Génier knows a lot about true Russian wealth. She spent a year aboard a super-yacht, employed by a Russian billionaire. “When you think of Russian wealth, don’t think luxury, think über-luxury,” Génier says. “So when two Russian businessmen decided to build Tretyakovsky Proezd into one of the world’s most expensive and exclusive luxury shopping arcades, rest assured that they went all out.”
Those two businessmen were Pavel Mikhailovich Tretyakov, founder of The State Tretyakov Gallery, and his brother-in-law, architect Alexander Kaminsky, who created the district in 1871.
What often strikes first-time travelers to Tretyakovsky Proezd is the total lack of Russian-made goods, Génier says. From Armani to Tiffany & Co., the street is lined with imported affluence.
Kick off a day of shopping with a test drive. Bentley Motors, Maserati and Ferrari showrooms are tenants of the street. “My choice would rest on a striking Maserati Grand Cabrio, a sexy Ferrari F12berlinetta and a seductive Lamborghini Gallardo LP 550-2 Spyder,” Génier says.
To make the most of the boutiques lining the area, Génier recommends hiring a personal shopper. But we say start with No. 1: Ermenegildo Zegna, at Tretyakovsky Proezd 1. Have a made-to-measure suit handcrafted for you from a collection of more than 700 fabrics.

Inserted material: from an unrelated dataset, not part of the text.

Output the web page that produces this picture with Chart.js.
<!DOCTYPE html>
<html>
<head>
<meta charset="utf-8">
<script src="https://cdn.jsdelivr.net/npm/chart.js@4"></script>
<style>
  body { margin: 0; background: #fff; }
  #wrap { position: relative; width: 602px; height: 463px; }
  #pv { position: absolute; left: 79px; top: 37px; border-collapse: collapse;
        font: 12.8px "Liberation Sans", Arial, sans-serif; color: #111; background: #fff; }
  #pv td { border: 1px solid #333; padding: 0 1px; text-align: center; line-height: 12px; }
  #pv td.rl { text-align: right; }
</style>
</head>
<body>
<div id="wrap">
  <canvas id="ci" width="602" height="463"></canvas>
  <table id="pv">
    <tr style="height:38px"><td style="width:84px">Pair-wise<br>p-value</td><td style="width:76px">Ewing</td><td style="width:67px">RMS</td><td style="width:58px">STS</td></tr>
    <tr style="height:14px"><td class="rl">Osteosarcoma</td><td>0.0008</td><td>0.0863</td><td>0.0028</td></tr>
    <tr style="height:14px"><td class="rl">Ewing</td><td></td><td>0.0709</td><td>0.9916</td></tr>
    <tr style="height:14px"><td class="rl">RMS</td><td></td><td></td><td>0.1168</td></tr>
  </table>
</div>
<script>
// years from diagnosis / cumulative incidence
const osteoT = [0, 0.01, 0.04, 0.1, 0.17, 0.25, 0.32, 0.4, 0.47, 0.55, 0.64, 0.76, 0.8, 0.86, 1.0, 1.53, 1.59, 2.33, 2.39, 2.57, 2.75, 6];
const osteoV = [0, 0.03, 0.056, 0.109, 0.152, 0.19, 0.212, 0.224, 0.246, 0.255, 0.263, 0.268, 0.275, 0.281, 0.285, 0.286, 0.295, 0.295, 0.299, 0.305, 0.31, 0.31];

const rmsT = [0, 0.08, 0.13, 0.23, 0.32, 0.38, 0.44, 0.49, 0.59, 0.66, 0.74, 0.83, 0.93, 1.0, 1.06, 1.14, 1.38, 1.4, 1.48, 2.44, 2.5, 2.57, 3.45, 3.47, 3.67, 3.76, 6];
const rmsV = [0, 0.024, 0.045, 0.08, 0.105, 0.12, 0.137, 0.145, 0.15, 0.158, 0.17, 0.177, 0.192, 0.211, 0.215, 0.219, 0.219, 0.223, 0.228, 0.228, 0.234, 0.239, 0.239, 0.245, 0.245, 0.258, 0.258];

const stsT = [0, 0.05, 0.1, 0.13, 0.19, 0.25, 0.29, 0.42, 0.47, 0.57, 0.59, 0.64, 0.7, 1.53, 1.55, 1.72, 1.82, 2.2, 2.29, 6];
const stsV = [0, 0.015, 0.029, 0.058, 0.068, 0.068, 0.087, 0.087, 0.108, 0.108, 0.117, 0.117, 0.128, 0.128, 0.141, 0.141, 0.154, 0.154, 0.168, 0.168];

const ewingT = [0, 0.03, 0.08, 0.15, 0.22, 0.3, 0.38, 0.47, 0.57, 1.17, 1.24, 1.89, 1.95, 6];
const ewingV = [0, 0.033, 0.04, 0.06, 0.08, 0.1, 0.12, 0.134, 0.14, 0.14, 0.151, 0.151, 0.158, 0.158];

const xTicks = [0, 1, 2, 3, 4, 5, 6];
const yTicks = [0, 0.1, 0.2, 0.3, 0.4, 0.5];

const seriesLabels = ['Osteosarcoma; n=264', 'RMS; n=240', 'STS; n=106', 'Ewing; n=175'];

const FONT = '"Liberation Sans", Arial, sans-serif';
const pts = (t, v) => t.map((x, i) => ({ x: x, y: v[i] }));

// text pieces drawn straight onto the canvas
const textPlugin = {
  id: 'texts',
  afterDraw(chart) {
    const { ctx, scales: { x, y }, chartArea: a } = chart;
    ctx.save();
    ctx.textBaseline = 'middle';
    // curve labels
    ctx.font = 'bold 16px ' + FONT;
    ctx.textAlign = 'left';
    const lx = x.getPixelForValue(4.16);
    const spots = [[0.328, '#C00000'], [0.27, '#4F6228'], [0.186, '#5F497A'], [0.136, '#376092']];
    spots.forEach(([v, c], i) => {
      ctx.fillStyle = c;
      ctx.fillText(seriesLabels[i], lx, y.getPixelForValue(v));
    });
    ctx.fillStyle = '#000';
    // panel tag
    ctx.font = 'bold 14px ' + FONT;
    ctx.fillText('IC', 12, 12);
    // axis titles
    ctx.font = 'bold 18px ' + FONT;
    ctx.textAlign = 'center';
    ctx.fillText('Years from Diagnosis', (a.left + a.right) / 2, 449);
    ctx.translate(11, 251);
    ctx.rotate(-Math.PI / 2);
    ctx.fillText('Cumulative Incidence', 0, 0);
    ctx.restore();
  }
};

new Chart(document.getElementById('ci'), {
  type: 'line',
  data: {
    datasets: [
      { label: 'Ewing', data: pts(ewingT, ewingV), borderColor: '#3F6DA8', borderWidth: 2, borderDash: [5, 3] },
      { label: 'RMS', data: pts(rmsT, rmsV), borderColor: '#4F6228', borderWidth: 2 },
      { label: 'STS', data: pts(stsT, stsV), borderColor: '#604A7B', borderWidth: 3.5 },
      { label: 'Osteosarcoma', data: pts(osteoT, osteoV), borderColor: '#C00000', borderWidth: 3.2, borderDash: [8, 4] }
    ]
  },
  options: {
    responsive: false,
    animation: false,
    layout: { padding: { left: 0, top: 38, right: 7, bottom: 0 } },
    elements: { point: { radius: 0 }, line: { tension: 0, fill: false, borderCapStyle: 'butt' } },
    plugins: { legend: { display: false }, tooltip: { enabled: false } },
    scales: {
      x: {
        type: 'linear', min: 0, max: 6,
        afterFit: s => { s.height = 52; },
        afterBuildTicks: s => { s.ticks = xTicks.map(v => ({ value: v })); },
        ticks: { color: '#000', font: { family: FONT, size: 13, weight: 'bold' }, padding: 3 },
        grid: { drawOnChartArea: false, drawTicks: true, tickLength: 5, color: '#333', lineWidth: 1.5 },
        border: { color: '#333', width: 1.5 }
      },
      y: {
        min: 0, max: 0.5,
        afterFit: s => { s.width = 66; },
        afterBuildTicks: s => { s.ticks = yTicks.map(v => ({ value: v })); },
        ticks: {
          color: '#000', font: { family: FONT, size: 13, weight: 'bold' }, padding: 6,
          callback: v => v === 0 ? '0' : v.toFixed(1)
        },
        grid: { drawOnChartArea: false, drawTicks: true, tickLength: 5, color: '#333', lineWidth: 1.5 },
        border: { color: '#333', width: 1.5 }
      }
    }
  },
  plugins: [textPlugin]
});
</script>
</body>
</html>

Be sure to take time for a spa treatment at Tretyakov Spa by Anne Semonin, located on the top floor of the Hermès store. Génier’s pick: the Anne Semonin Black Sand Body Scrub Ritual.
From there, add a little sparkle to your life and gourmet treats to your belly at Cristal Room Baccarat on the second floor of Moscow’s Maison Baccarat. Sure, you’ll have to travel a few minutes to Nikolskaya Street, but Génier says it’s worth it, if only to see the stunning chandelier hovering over the tables.

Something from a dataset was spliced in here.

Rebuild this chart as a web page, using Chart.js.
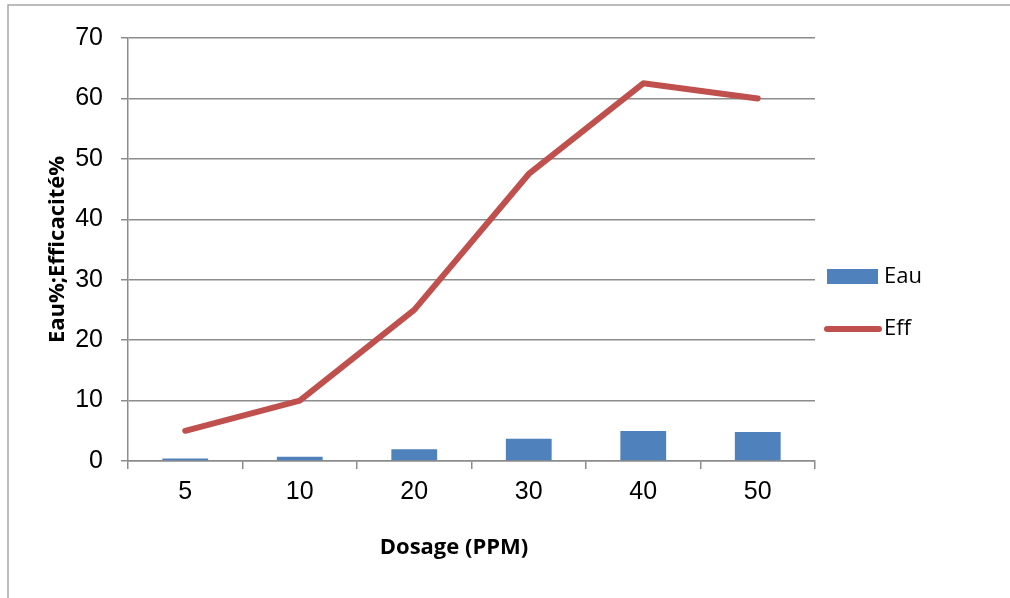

“For dinner, I would let Chef Michel Lentz and his team present me with smoked Scottish salmon, confit of duck with red sauce and a delectable Paris-Moscou cake,” she says.
Head back to Tretyakovsky Proezd after dinner to watch the impromptu show of fashion and affluence — as Génier describes it, “the parade of Bentley, Ferrari, Maserati, Lamborghini, Porsche, Mercedes-Benz and BMW [automobiles] that line up the streets of Tretyakovsky Proezd in the evening time, combined with the opulence exuding from the men and women stepping out of those cars.”
“Remember,” Génier adds, “If it’s Russian, it is über-luxury, not luxury.”